И уж коли мы заговорили о лидерах, то вот на днях я выступал в Америке с докладом на эту тему. Я пришел к выводу, что в новом столетии, тысячелетии мир нуждается в новых лидерах, которые, заботясь о благе своих соотечественников, сострадали бы всему человечеству. Лидеров, которые, принадлежа к одному из многих народов, возвысились бы до понимания чаяний и надежд других наций. Многие же нынешние правители просто плывут по течению, пользуясь старыми, замшелыми идеями.
– О вас такого не скажешь, вы – великий реформатор, первопроходец XX века.
– Ну вот, а вы говорите, что Горбачев мягкий! Кто же тогда настаивал в свое время на важнейших, кардинальнейших решениях…
– …которые изменяли время и заставляли скрипеть уключины истории? Однажды в Париже меня принял посол Советского Союза во Франции Юрий Рыжов. О многом мы с ним говорили. В том числе, он высказал мнение, что Горбачев мало слушал своих помощников и советников и все решения, особенно в последнее время, принимал сам, своевольно. Так ли это?
– Конечно, окончательные решения были за мной. Но до их принятия я, как уже говорил, все проверял демократическими институтами: советовался, выслушивал другие точки зрения, полемизировал, выносил крупные вопросы на совещательные органы, на Политбюро, Верховный Совет, разного рода комиссии. Иногда просто звонил тем людям, мнению которых доверял. Кстати, ловлю себя на мысли, что вашим вопросом вы помогли мне вооружиться еще одним аргументом насчет слабовольности и нерешительности Горбачева: в конечном счете, и впрямь, многие решения, которые я принял, и сегодня подтверждают мою правоту.
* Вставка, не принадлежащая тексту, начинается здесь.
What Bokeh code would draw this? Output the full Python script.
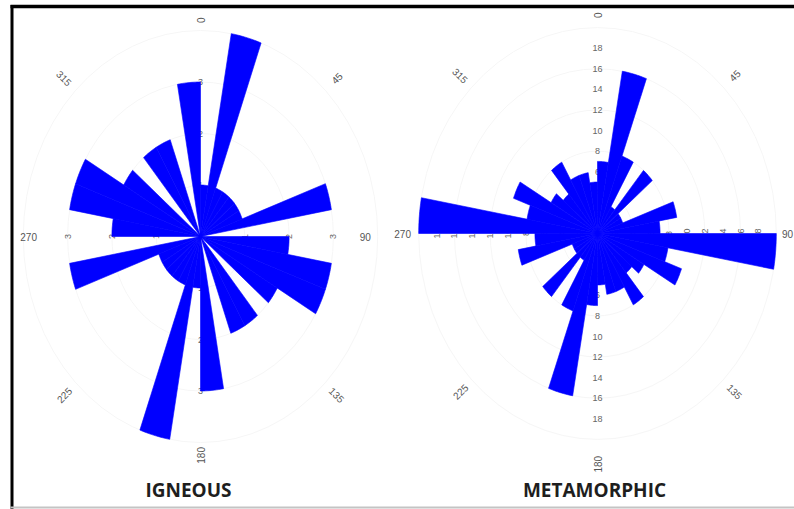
import numpy as np
from bokeh.plotting import figure
from bokeh.models import Range1d, Label
from bokeh.embed import file_html
from bokeh.resources import INLINE
from bokeh.core.properties import value

# ---------------- data ----------------
BIN_WIDTH = 10
bin_starts = list(range(0, 180, BIN_WIDTH))          # bidirectional rose: mirrored at +180
igneous_counts = [1, 4, 1, 1, 1, 1, 1, 3, 0, 2, 3, 3, 2, 0, 2, 2, 0, 3]
metamorphic_counts = [7, 16, 8, 3, 8, 3, 3, 9, 7, 20, 8, 10, 6, 5, 8, 6, 6, 5]
direction_angles = [0, 45, 90, 135, 180, 225, 270, 315]
direction_labels = ["0", "45", "90", "135", "180", "225", "270", "315"]
igneous_ticks = [1, 2, 3]
metamorphic_ticks = [2, 4, 6, 8, 10, 12, 14, 16, 18]
titles = ["IGNEOUS", "METAMORPHIC"]

W, H = 794, 509


def wedge_polys(starts, counts, width):
    xs, ys = [], []
    for s, c in zip(starts, counts):
        if c <= 0:
            continue
        for off in (0, 180):
            th = np.radians(np.linspace(s + off, s + off + width, 14))
            xs.append([0.0] + list(c * np.sin(th)) + [0.0])
            ys.append([0.0] + list(c * np.cos(th)) + [0.0])
    return xs, ys


p = figure(width=W, height=H, x_range=Range1d(0, W), y_range=Range1d(0, H),
           output_backend="svg", toolbar_location=None, min_border=0,
           x_axis_location=None, y_axis_location=None)
p.grid.visible = False
p.outline_line_color = None
p.background_fill_color = "white"
p.border_fill_color = "white"


def add_rose(key, cx, cy, sx, sy, counts, ticks, rings, dir_r):
    xr, yr = key + "x", key + "y"
    p.extra_x_ranges[xr] = Range1d(-cx / sx, (W - cx) / sx)
    p.extra_y_ranges[yr] = Range1d(-(H - cy) / sy, cy / sy)
    kw = dict(x_range_name=xr, y_range_name=yr)

    # faint polar rings
    p.ellipse(x=[0] * len(rings), y=[0] * len(rings),
              width=[2 * r for r in rings], height=[2 * r for r in rings],
              fill_color=None, line_color="#f6f6f6", line_width=1, **kw)

    # radial tick labels (under the bars)
    n = len(ticks)
    tx = [0] * n + [0] * n + list(ticks) + [-t for t in ticks]
    ty = list(ticks) + [-t for t in ticks] + [0] * (2 * n)
    tt = [str(t) for t in ticks] * 4
    ta = [0.0] * (2 * n) + [np.pi / 2] * (2 * n)
    p.text(x=tx, y=ty, text=tt, angle=ta, text_align="center", text_baseline="middle",
           text_font_size="9px", text_color="#666666",
           text_font=value("Liberation Sans"), **kw)

    # direction labels, oriented radially
    th = np.radians(direction_angles)
    rr = np.array(dir_r)
    dx = list(rr * np.sin(th))
    dy = list(rr * np.cos(th))
    angs = []
    for a in direction_angles:
        b = ((90 - a + 90) % 180) - 90
        if b == -90:
            b = 90
        angs.append(np.radians(b))
    p.text(x=dx, y=dy, text=direction_labels, angle=angs, text_align="center",
           text_baseline="middle", text_font_size="10px", text_color="#555555",
           text_font=value("Liberation Sans"), **kw)

    # rose bars
    xs, ys = wedge_polys(bin_starts, counts, BIN_WIDTH)
    p.patches(xs=xs, ys=ys, fill_color="#0000ff", line_color="#0000ff",
              line_width=0.6, **kw)


add_rose("ign", 200, 236, 44.3, 51.5, igneous_counts, igneous_ticks,
         [1, 2, 3, 4], [4.2, 4.35, 3.72, 4.35, 4.25, 4.35, 3.88, 4.35])
add_rose("met", 597, 233, 8.94, 10.3, metamorphic_counts, metamorphic_ticks,
         [4, 8, 12, 16, 20], [21.2, 21.7, 21.25, 21.7, 22.4, 21.7, 21.8, 21.7])

# titles
for t, tx in zip(titles, [188, 594]):
    p.add_layout(Label(x=tx, y=H - 489, text=t, text_align="center",
                       text_baseline="middle", text_font="Open Sans",
                       text_font_size="19px", text_font_style="bold",
                       text_color="#1e1e1e"))

# frame lines around the figure panel
p.segment(x0=[10], y0=[H - 6], x1=[W], y1=[H - 6], line_color="black", line_width=3.5)
p.segment(x0=[11.5], y0=[H - 4.5], x1=[11.5], y1=[0], line_color="black", line_width=3)
p.segment(x0=[10], y0=[H - 507], x1=[W], y1=[H - 507], line_color="#c4c4c4", line_width=2)

open("out.html", "w").write(file_html(p, INLINE))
Но, к сожалению, многое не успел решить – времени было мало.
– Как бы вы охарактеризовали одной фразой эпоху перестройки, отцом которой вы навечно останетесь?
– Потоком стали из ковша, которая разливается и наступает огнем и жарой, а ты этим потоком управляешь.
– И вы сами не могли не обжечься…
Кстати, о тех, кто был рядом, а потом вас предал… Извинился ли чисто по-человечески хоть кто-то из них: Болдин, Плеханов, Язов?..
– В первые дни допросов они признавались и каялись. Видно, надеялись, что их проступок сочтут политическим и все само собой решится. Но позже, когда все изменилось после распада Союза, они почувствовали себя на коне. А потом и Ельцин понял, что натворил. Особенно после "расстрела парламента". Ну и пришли к взаимной амнистии. Торг за счет народа, за счет государства.
– С Лукьяновым, конечно, никаких контактов?
– Да вы что? Это же предатель чистейшей воды. Так сожалею, что тянул его вверх, карьеру ему делал.
– А Зюганов из-под вашего крыла выпорхнул?
– Нет, я его вообще не знал, не ведал о нем. Компартию во главе с Зюгановым к власти допускать нельзя.
– Еще о чем жалеете, Михаил Сергеевич?
– Знаете, если бы я не ушел тогда, в августе девяносто первого, в отпуск, ничего бы не случилось, никакого ГКЧП. Не надо было уходить.
– Мое личное ощущение того времени было таким: вы могли бы сохранить и страну, и партию, и себя на посту. А ваше ощущение?